_Exercise details:_ Can you output, word for word, the lines between the one holding "Generate a Python" and the one holding "deriv_baseline = 0.0", inclusive, leaving out any pictures?

_Materials provided:_
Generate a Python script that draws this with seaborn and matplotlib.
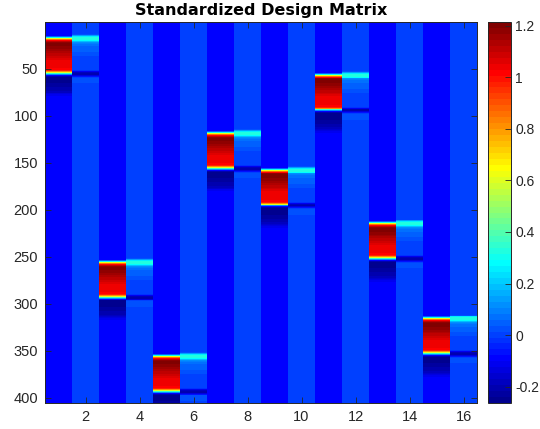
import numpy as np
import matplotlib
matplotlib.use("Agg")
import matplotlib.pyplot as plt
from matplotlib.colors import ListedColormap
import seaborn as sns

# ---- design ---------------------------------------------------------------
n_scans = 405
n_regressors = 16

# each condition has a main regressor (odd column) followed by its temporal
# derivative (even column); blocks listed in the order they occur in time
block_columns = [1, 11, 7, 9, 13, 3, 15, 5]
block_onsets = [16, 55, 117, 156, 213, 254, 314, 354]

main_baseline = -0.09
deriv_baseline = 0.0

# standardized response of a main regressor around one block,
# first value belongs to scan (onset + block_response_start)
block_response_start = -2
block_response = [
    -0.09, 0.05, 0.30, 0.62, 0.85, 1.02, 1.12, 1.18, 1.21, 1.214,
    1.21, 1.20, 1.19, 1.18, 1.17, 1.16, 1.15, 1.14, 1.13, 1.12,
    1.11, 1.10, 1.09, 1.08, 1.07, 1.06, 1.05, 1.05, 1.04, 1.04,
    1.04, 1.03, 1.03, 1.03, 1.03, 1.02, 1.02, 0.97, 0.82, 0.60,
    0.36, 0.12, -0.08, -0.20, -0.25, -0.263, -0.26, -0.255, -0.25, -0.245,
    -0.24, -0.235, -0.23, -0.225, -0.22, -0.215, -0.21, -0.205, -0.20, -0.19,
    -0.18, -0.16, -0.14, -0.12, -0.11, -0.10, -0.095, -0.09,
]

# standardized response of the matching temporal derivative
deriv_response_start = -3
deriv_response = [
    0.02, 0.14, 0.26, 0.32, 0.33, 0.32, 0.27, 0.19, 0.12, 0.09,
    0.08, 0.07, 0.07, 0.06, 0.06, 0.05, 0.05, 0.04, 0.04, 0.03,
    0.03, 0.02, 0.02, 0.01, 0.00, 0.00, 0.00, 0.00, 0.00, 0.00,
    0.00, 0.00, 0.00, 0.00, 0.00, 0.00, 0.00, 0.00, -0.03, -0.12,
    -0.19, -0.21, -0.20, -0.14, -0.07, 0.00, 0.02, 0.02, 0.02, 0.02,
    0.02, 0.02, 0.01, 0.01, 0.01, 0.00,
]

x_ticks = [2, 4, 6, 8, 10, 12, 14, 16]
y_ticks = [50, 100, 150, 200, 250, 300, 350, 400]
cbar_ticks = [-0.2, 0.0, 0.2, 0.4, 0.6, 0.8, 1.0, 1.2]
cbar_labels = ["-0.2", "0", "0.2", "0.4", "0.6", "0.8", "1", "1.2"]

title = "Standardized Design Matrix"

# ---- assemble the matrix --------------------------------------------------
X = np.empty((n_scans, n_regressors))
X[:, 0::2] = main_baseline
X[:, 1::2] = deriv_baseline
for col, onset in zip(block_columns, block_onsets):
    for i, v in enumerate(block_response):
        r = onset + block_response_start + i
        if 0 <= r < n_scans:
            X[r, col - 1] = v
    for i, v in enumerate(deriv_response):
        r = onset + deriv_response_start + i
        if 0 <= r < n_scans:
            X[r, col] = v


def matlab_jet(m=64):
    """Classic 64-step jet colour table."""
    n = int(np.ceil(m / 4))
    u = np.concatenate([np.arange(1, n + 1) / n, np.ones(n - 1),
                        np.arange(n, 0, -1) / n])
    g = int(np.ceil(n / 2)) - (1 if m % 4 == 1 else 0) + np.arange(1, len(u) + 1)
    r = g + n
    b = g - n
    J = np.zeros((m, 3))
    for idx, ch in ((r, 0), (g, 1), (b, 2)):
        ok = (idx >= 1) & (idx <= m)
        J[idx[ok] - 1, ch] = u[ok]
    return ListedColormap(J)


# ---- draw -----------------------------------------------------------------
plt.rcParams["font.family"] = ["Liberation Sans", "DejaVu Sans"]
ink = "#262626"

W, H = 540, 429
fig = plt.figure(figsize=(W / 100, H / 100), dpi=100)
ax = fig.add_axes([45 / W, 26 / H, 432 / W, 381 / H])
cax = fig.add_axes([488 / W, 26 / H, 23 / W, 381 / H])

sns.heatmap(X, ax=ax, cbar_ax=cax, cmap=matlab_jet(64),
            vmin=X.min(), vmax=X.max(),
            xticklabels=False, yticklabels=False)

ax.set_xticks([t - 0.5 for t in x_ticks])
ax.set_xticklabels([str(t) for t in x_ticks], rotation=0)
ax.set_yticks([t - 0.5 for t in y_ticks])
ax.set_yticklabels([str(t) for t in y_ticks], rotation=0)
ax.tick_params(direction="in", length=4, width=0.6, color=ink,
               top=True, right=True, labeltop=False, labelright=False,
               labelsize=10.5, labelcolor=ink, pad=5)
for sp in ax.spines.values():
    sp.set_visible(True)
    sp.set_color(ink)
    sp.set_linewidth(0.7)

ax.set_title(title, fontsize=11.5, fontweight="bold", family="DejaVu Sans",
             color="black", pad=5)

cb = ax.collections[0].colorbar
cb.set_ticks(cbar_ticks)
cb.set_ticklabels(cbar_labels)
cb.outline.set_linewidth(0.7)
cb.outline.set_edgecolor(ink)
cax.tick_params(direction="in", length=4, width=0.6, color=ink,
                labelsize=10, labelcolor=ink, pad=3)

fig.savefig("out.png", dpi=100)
* * *
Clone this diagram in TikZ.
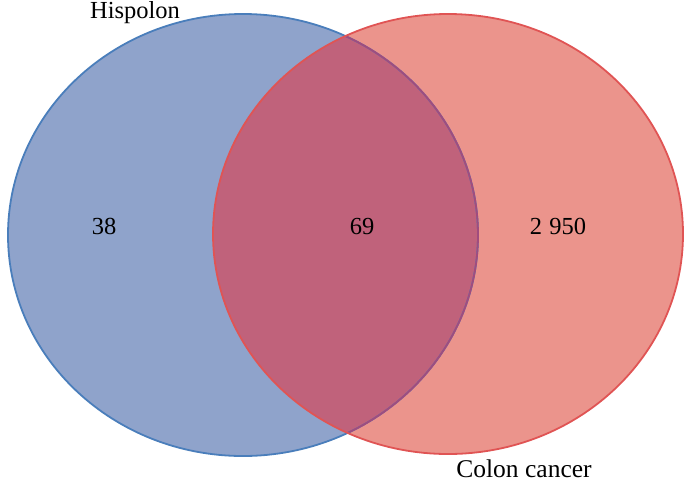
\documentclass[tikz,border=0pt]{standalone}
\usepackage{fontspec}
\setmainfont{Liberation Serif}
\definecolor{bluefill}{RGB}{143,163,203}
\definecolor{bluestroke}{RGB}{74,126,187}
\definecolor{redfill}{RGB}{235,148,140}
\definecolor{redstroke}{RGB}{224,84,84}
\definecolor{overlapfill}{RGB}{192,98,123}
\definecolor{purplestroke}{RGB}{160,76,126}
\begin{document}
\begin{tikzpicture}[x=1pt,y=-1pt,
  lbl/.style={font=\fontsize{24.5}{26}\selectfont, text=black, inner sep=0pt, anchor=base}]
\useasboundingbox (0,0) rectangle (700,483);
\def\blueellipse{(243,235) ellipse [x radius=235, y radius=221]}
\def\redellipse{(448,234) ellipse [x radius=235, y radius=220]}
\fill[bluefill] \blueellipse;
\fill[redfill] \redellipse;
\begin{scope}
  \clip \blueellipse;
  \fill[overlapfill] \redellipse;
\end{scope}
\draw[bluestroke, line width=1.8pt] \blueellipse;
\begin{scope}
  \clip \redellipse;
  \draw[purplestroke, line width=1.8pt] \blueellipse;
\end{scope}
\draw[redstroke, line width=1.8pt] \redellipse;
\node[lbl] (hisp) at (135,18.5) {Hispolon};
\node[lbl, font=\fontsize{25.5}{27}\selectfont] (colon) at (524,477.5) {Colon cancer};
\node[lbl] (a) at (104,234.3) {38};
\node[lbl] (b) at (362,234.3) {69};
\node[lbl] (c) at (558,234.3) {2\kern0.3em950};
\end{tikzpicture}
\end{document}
...
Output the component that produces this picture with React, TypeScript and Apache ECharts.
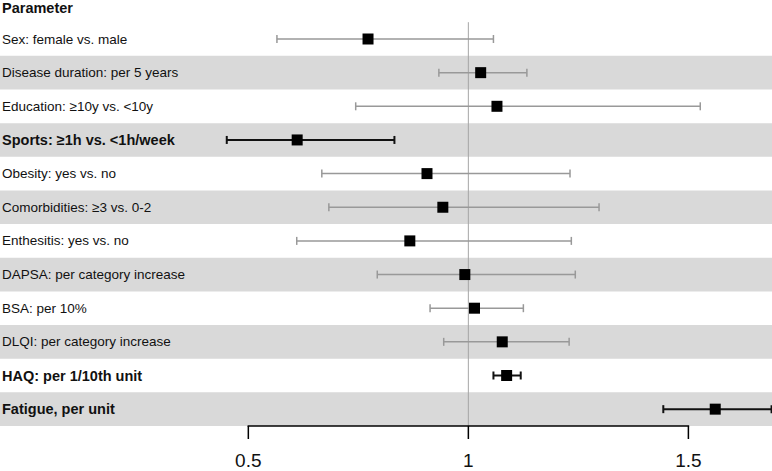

_Complete output:_
Generate a Python script that draws this with seaborn and matplotlib.
import numpy as np
import matplotlib
matplotlib.use("Agg")
import matplotlib.pyplot as plt
from matplotlib.colors import ListedColormap
import seaborn as sns

# ---- design ---------------------------------------------------------------
n_scans = 405
n_regressors = 16

# each condition has a main regressor (odd column) followed by its temporal
# derivative (even column); blocks listed in the order they occur in time
block_columns = [1, 11, 7, 9, 13, 3, 15, 5]
block_onsets = [16, 55, 117, 156, 213, 254, 314, 354]

main_baseline = -0.09
deriv_baseline = 0.0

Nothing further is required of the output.